Harga eceran daging sapi yang pada 1983 sebesar Rp2.536 per kg terus merambat naik dan di awal Ramadhan 1444H saat ini atau akhir Maret 2023 sekitar Rp135.000 per kg, sementara di sejumlah pasar di ibu kota rata-rata Rp150.000, bahkan di Batam menembus angka Rp190.000 per kg.
Dibandingkan dengan laju inflasi rata-rata 8,7 persen setahun selama periode antara 1983 dan 2022, harga rata-rata daging sapi naik lebih tinggi, yakni 11,5 persen.
Sudah menjadi rahasia umum bahwa demi meraup laba lebih besar, para pedagang menawarkan daging kerbau India yang teksturnya mirip dengan daging sapi pada calon pembeli. Cara lain dengan menjual daging kerbau kemasan berlabel daging sapi.
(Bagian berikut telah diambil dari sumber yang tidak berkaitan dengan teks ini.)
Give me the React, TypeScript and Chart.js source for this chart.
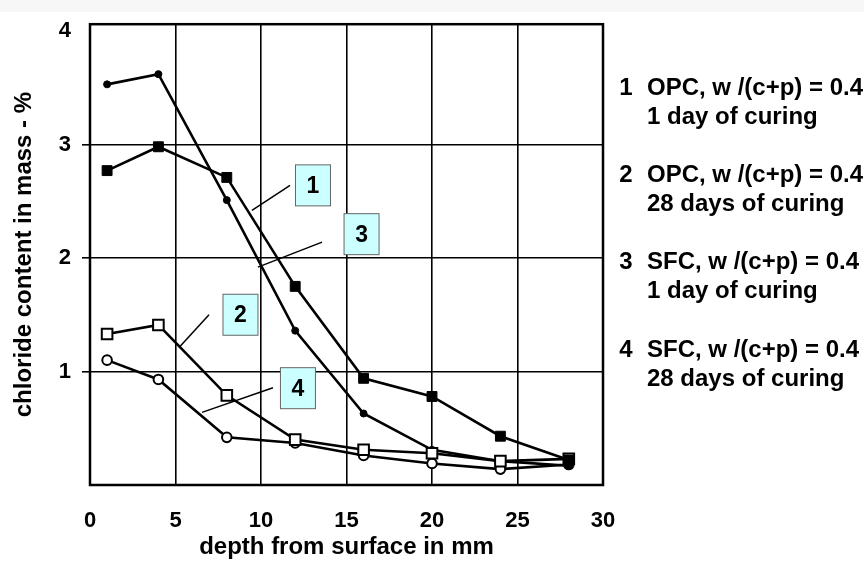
import React, { useEffect, useRef } from 'react';
import { Chart, registerables } from 'chart.js';

Chart.register(...registerables);

// ---- data ----
const depths = [1, 4, 8, 12, 16, 20, 24, 28];
const series1 = [2.77, 2.98, 2.71, 1.75, 0.94, 0.78, 0.43, 0.22]; // 1 OPC, 1 day (filled squares)
const series2 = [1.33, 1.41, 0.79, 0.4, 0.31, 0.28, 0.21, 0.23]; // 2 OPC, 28 days (open squares)
const series3 = [3.53, 3.62, 2.51, 1.36, 0.63, 0.31, 0.21, 0.17]; // 3 SFC, 1 day (filled circles)
const series4 = [1.1, 0.93, 0.42, 0.37, 0.26, 0.19, 0.14, 0.18]; // 4 SFC, 28 days (open circles)

const xTicks = [0, 5, 10, 15, 20, 25, 30];
const yTicks = [1, 2, 3, 4];

const legendNumbers = ['1', '2', '3', '4'];
const legendLine1 = ['OPC, w /(c+p) = 0.4', 'OPC, w /(c+p) = 0.4', 'SFC, w /(c+p) = 0.4', 'SFC, w /(c+p) = 0.4'];
const legendLine2 = ['1 day of curing', '28 days of curing', '1 day of curing', '28 days of curing'];

// callout boxes (data coordinates)
const boxLabels = ['1', '3', '2', '4'];
const boxX = [13.04, 15.88, 8.8, 12.16];
const boxY = [2.64, 2.21, 1.5, 0.853];
const leaderFromX = [11.7, 13.57, 6.96, 10.7];
const leaderFromY = [2.64, 2.14, 1.5, 0.857];
const leaderToX = [9.47, 9.82, 5.26, 6.55];
const leaderToY = [2.42, 1.92, 1.22, 0.64];

const FONT = '"Liberation Sans", Arial, Helvetica, sans-serif';

const decorPlugin = {
  id: 'decor',
  beforeDraw(chart: any) {
    const ctx = chart.ctx;
    ctx.save();
    ctx.fillStyle = '#f7f7f7';
    ctx.fillRect(0, 0, chart.width, 12);
    ctx.restore();
  },
  beforeDatasetsDraw(chart: any) {
    const { ctx, chartArea } = chart;
    ctx.save();
    ctx.strokeStyle = '#000';
    ctx.lineWidth = 2.5;
    ctx.strokeRect(chartArea.left, chartArea.top, chartArea.right - chartArea.left, chartArea.bottom - chartArea.top);
    ctx.restore();
  },
  afterDatasetsDraw(chart: any) {
    const { ctx } = chart;
    const xs = chart.scales.x;
    const ys = chart.scales.y;
    ctx.save();
    ctx.strokeStyle = '#000';
    ctx.lineWidth = 1.5;
    for (let i = 0; i < boxLabels.length; i++) {
      ctx.beginPath();
      ctx.moveTo(xs.getPixelForValue(leaderFromX[i]), ys.getPixelForValue(leaderFromY[i]));
      ctx.lineTo(xs.getPixelForValue(leaderToX[i]), ys.getPixelForValue(leaderToY[i]));
      ctx.stroke();
    }
    const w = 35;
    const h = 41;
    for (let i = 0; i < boxLabels.length; i++) {
      const cx = xs.getPixelForValue(boxX[i]);
      const cy = ys.getPixelForValue(boxY[i]);
      ctx.fillStyle = '#ccffff';
      ctx.fillRect(cx - w / 2, cy - h / 2, w, h);
      ctx.strokeStyle = '#666';
      ctx.lineWidth = 1;
      ctx.strokeRect(cx - w / 2, cy - h / 2, w, h);
      ctx.fillStyle = '#000';
      ctx.font = `bold 23px ${FONT}`;
      ctx.textAlign = 'center';
      ctx.textBaseline = 'middle';
      ctx.fillText(boxLabels[i], cx, cy + 1);
    }
    ctx.restore();
  },
  afterDraw(chart: any) {
    const { ctx } = chart;
    ctx.save();
    ctx.fillStyle = '#000';
    ctx.font = `bold 24px ${FONT}`;
    ctx.textBaseline = 'middle';
    const firstY = 88;
    const gap = 87.3;
    for (let i = 0; i < legendNumbers.length; i++) {
      const y = firstY + i * gap;
      ctx.textAlign = 'center';
      ctx.fillText(legendNumbers[i], 626, y);
      ctx.textAlign = 'left';
      ctx.fillText(legendLine1[i], 647, y);
      ctx.fillText(legendLine2[i], 647, y + 29);
    }
    ctx.restore();
  },
};

export default function App() {
  const ref = useRef<HTMLCanvasElement | null>(null);

  useEffect(() => {
    document.body.style.margin = '0';
    const canvas = ref.current;
    if (!canvas) return;
    const common = { borderColor: '#000', borderWidth: 2.6, tension: 0, pointBorderColor: '#000' };
    const chart = new Chart(canvas, {
      type: 'line',
      data: {
        datasets: [
          {
            label: '1',
            data: depths.map((d, i) => ({ x: d, y: series1[i] })),
            ...common,
            pointStyle: 'rect',
            pointRadius: 7,
            pointBackgroundColor: '#000',
            pointBorderWidth: 1,
          },
          {
            label: '2',
            data: depths.map((d, i) => ({ x: d, y: series2[i] })),
            ...common,
            pointStyle: 'rect',
            pointRadius: 7.5,
            pointBackgroundColor: '#fff',
            pointBorderWidth: 2,
          },
          {
            label: '3',
            data: depths.map((d, i) => ({ x: d, y: series3[i] })),
            ...common,
            pointStyle: 'circle',
            pointRadius: 3.5,
            pointBackgroundColor: '#000',
            pointBorderWidth: 1,
          },
          {
            label: '4',
            data: depths.map((d, i) => ({ x: d, y: series4[i] })),
            ...common,
            pointStyle: 'circle',
            pointRadius: 4.8,
            pointBackgroundColor: '#fff',
            pointBorderWidth: 2,
          },
        ],
      },
      options: {
        animation: false,
        responsive: false,
        maintainAspectRatio: false,
        layout: { padding: { top: 21, right: 261, left: 0, bottom: 0 } },
        plugins: { legend: { display: false }, tooltip: { enabled: false } },
        scales: {
          x: {
            type: 'linear',
            min: 0,
            max: 30,
            afterBuildTicks: (s: any) => {
              s.ticks = xTicks.map((v) => ({ value: v }));
            },
            afterFit: (s: any) => {
              s.height = 77;
            },
            ticks: { color: '#000', font: { family: FONT, size: 22, weight: 'bold' }, padding: 23 },
            grid: {
              color: (c: any) => (c.tick && (c.tick.value === 0 || c.tick.value === 30) ? 'rgba(0,0,0,0)' : '#000'),
              lineWidth: 1.6,
              drawTicks: false,
            },
            border: { display: false },
            title: {
              display: true,
              text: 'depth from surface in mm',
              color: '#000',
              font: { family: FONT, size: 24, weight: 'bold' },
              padding: { top: 0, bottom: 0 },
            },
          },
          y: {
            type: 'linear',
            min: 0,
            max: 4.06,
            afterBuildTicks: (s: any) => {
              s.ticks = yTicks.map((v) => ({ value: v }));
            },
            afterFit: (s: any) => {
              s.width = 90;
            },
            ticks: { color: '#000', font: { family: FONT, size: 22, weight: 'bold' }, padding: 11 },
            grid: {
              color: (c: any) => (c.tick && c.tick.value === 4 ? 'rgba(0,0,0,0)' : '#000'),
              lineWidth: 1.6,
              tickLength: 8,
            },
            border: { display: false },
            title: {
              display: true,
              text: 'chloride content in mass - %',
              color: '#000',
              font: { family: FONT, size: 24, weight: 'bold' },
              padding: { top: 10, bottom: 0 },
            },
          },
        },
      },
      plugins: [decorPlugin],
    } as any);
    return () => chart.destroy();
  }, []);

  return (
    <div style={{ position: 'fixed', left: 0, top: 0, width: 864, height: 562, background: '#fff' }}>
      <canvas ref={ref} width={864} height={562} />
    </div>
  );
}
Kecurangan lain juga dilakukan para pedagang dengan menggelonggong (memberi minum sebanyak mungkin) pada sapi-sapi, beberapa jam sebelum disembelih, untuk menaikkan berat massa daging. Selain curang, cara ini juga membuat ternak tersiksa.
Tata niaga
Kepala Research Center or Indonesian Policy Studies (CIPS) Felippe Ann Amanta menilai bahwa pemerintah perlu membenahi tata niaga daging sapi dengan melihat persoalan di hulu, yakni panjangnya rantai distribusi yang menjadi penyebab harga tinggi.